Screening Surgeons for HIV Infection: A Cost-effectiveness Analysis
- Douglas K. Owens, MD, MSc;
- Ryan A. Harris, MS;
- Patricia McJ. Scott, AB; and
- Robert F. Nease, PhD
- From the Department of Veterans Affairs Medical Center, Palo Alto, California. Stanford University, Stanford, California. Dartmouth Medical School, Hanover, New Hampshire. Requests for Reprints: Douglas K. Owens, MD, MSc, Section of General Internal Medicine (111A), Department of Veterans Affairs Medical Center, 3801 Miranda Avenue, Palo Alto, CA 94304. Acknowledgments: The authors thank Mark Hlatky, Mark Holodniy, Mary Goldstein, David Shapiro, and Nora Sweeney for comments on the manuscript; John Scott for assistance with the data analysis; and Andrea Sullivan for help with preparation of the manuscript. Grant Support: Dr. Owens is supported by a Career Development Award from the Veterans Affairs Health Services Research and Development Service. Dr. Nease is a Picker/Commonwealth Scholar. In part by grants from the Agency for Health Care Policy and Research (RD3 HSO7232-01) and the Veterans Affairs Health Services Research and Development Field Program, Palo Alto, California.
Abstract
Objective: To determine the cost-effectiveness of a policy to screen surgeons for human immunodeficiency virus (HIV) infection to prevent transmission of HIV to patients having invasive procedures.
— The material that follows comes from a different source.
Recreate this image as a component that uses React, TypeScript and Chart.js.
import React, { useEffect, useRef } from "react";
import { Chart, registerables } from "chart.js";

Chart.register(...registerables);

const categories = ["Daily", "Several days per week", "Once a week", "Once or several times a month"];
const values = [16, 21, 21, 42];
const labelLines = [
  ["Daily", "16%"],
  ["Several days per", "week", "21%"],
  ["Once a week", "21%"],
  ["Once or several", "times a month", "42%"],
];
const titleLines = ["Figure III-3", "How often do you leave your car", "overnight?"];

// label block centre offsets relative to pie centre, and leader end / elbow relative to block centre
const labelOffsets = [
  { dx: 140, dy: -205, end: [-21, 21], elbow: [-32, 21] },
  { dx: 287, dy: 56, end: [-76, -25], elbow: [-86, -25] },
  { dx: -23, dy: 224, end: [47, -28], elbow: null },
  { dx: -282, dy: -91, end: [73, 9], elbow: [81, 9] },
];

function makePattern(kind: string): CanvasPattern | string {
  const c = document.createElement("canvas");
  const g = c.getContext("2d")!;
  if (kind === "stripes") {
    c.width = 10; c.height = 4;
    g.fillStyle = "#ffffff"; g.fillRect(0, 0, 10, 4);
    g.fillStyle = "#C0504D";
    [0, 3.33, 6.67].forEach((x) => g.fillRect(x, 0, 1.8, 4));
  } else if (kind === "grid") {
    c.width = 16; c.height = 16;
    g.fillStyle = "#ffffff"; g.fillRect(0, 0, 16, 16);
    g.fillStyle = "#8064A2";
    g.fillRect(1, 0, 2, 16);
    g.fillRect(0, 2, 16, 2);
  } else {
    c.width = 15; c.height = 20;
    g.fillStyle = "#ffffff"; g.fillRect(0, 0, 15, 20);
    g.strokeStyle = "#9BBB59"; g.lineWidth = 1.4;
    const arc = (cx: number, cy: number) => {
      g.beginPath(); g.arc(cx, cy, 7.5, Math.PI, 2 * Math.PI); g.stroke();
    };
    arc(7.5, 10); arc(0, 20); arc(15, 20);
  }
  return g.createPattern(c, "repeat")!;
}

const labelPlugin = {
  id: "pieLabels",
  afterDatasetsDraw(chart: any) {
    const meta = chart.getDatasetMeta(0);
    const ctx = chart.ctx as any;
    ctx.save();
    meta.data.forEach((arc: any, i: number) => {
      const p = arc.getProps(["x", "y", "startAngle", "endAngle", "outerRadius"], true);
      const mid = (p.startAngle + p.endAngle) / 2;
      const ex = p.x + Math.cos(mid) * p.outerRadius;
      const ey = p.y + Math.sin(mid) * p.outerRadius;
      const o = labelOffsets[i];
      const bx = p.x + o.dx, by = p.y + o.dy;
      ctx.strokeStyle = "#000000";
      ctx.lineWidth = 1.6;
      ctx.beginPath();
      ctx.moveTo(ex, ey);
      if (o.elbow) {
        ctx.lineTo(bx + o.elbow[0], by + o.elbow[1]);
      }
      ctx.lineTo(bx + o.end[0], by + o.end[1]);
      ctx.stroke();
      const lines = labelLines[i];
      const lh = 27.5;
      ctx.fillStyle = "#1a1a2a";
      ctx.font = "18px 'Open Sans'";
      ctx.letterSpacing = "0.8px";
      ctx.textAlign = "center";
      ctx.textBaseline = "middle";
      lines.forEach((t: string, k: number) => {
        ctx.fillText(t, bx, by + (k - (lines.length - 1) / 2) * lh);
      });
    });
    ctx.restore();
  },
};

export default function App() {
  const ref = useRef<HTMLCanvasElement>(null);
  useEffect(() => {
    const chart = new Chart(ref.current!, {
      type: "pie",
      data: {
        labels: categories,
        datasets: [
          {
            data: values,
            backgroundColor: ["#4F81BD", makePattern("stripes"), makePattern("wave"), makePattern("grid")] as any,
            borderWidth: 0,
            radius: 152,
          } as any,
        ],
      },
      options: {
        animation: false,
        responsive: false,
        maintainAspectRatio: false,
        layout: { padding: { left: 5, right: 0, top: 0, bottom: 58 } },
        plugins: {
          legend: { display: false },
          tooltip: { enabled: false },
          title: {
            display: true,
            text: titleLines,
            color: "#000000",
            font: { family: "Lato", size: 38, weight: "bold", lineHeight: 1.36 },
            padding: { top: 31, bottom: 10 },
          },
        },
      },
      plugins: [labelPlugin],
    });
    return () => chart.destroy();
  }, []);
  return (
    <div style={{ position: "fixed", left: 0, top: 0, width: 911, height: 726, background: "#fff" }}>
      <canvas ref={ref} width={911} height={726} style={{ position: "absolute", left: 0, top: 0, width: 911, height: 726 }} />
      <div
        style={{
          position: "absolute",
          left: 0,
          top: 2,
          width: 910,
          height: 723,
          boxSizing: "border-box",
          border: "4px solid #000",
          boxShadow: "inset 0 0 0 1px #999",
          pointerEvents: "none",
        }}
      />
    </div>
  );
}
Design: Cost-effectiveness analysis.
Results: A one-time national screening program would identify approximately 137 surgeons with HIV infection (range, 28 to 423 surgeons) and would prevent approximately 4.3 infections (range, 1.9 to 21.3 infections) in patients treated by infected surgeons and 0.9 infections (range, 0 to 12.9 infections) in sexual partners of infected surgeons at a direct cost of $8.1 million and an induced cost of approximately $44 million. It would result in expenditures of $458 000 per year of life saved (range, $147 000 to $687 000 per year of life saved), whereas an annual screening program would result in expenditures of approximately $1.1 million per year of life saved (range, $338 000 to $1 886 000 per year of life saved). If the prevalence of HIV infection in surgeons is estimated to be three times our base-case estimate (an increase from 0.1% to 0.3%), annual screening would result in expenditures of approximately $741 000 per year of life saved. If the probability of seroconversion after a patient is exposed to a contaminated instrument is increased to 5.0% from our base-case estimate of 0.29%, an annual screening program would still cost more than $228 000 per year of life saved.
Conclusion: Screening surgeons for HIV to prevent transmission of HIV to patients having invasive procedures requires expenditures per year of life saved that are considerably in excess of those of most accepted health interventions. Surveillance studies of patients treated by surgeons infected with HIV should be continued to confirm that transmission of HIV to patients having invasive procedures is rare.